Le roi Philippe a exprimé ses « profonds regrets pour [les] blessures du passé ». Espérez-vous que la Commission parlementaire mise en place ira plus loin?

Émettre de simple « regrets » abstraits s’agissant d’actes qui ont conduit à l’effondrement d’une société, cela peut paraître très insuffisant. Cette déclaration pourrait néanmoins constituer un tournant si elle constitue le début de quelque chose qui va plus loin. Pour cela il faudrait qu’au-delà de cette posture très générale, il y ait une identification précise de ces processus violents liés à la colonisation, qui ont commencé vers 1880 et se sont prolongés au-delà de 1960 à travers notamment les interventions des services spéciaux, des mercenaires, etc. Il faut faire la clarté là-dessus.

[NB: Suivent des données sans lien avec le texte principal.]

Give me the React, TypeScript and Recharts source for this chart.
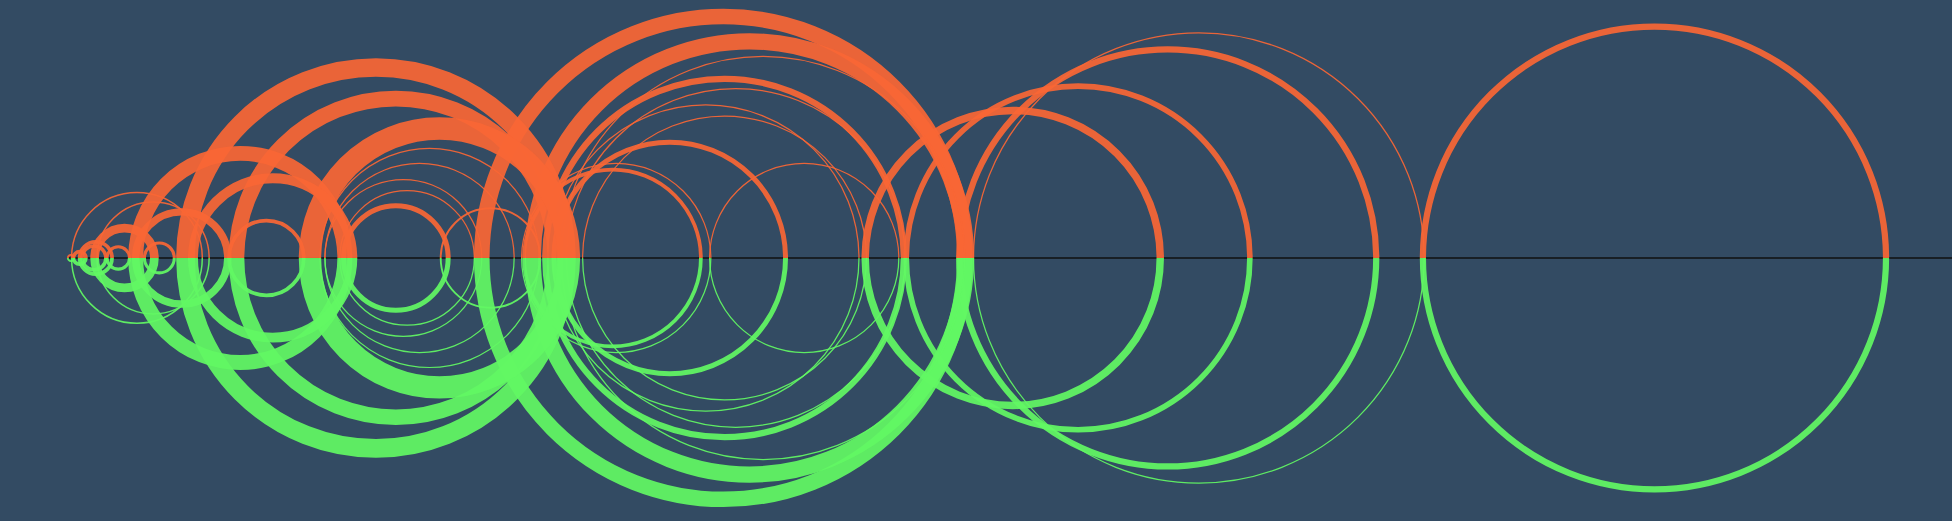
import React from "react";
import { ComposedChart, Scatter, XAxis, YAxis, ReferenceLine } from "recharts";

// circle centres on the line, radii and ring thickness (all in axis units)
const centers = [
  1329, 963, 938, 866, 813.5, 581, 602, 582, 613, 591, 567, 582, 538, 492, 495, 646,
  302, 318, 353, 345, 337, 324, 327, 318, 394, 193, 219, 214, 146, 123, 110, 100,
  128, 95, 77, 75.5, 64, 57,
];
const radii = [
  186, 181, 167.5, 138, 118.5, 194, 174, 144, 162, 136, 123, 114, 93, 71, 76, 76,
  153, 128, 104, 88, 76, 63, 54, 42, 40, 84, 64, 30, 37, 45, 52.5, 24,
  12, 9, 13, 9.6, 5, 2.5,
];
const widths = [
  5, 1, 5, 4.5, 6, 12.5, 13, 5, 1, 1, 1, 1, 4, 3, 1, 1,
  15, 12.5, 18, 1, 1, 1, 1, 4, 1.5, 12, 8, 3, 6, 1.2, 1.2, 7,
  2.5, 2.5, 3, 3, 3, 1.5,
];

const lineStart = 54;
const lineEnd = 1568;

const rings = centers.map((x, i) => ({ x, y: 0, r: radii[i], w: widths[i] }));

const TOP = "#f96635";
const BOTTOM = "#62f863";

function Ring(props: any) {
  const { cx, cy, payload } = props;
  const k = cx / payload.x; // pixels per axis unit
  const R = payload.r * k;
  const sw = payload.w * k;
  const top = `M${cx - R},${cy} A${R},${R} 0 0 1 ${cx + R},${cy}`;
  const bottom = `M${cx - R},${cy} A${R},${R} 0 0 0 ${cx + R},${cy}`;
  return (
    <g>
      <path d={top} fill="none" stroke={TOP} strokeWidth={sw} strokeOpacity={0.93} />
      <path d={bottom} fill="none" stroke={BOTTOM} strokeWidth={sw} strokeOpacity={0.93} />
    </g>
  );
}

export default function App() {
  return (
    <div style={{ position: "fixed", inset: 0, background: "#334b63" }}>
      <div style={{ position: "absolute", left: 0, top: 0 }}>
        <ComposedChart width={1952} height={521} margin={{ top: 0, right: 0, bottom: 0, left: 0 }}>
          <XAxis type="number" dataKey="x" domain={[0, 1568]} hide allowDataOverflow />
          <YAxis type="number" dataKey="y" domain={[-211.3, 207.2]} hide allowDataOverflow />
          <ReferenceLine
            segment={[{ x: lineStart, y: 0 }, { x: lineEnd, y: 0 }]}
            stroke="#111"
            strokeWidth={1.5}
          />
          <Scatter data={rings} shape={<Ring />} isAnimationActive={false} />
        </ComposedChart>
      </div>
    </div>
  );
}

Tout cela doit être documenté de façon précise. Et puis il faudrait que ce discours soit présenté sur place, au Congo, levant ainsi le discours prononcé au Congo en 1960 par le roi Baudouin, qui glorifiait la colonisation belge. Si le travail de cette commission parlementaire et de son groupe d’experts pouvait contribuer à ce que l’État belge opère ce revirement, ils feraient une œuvre utile.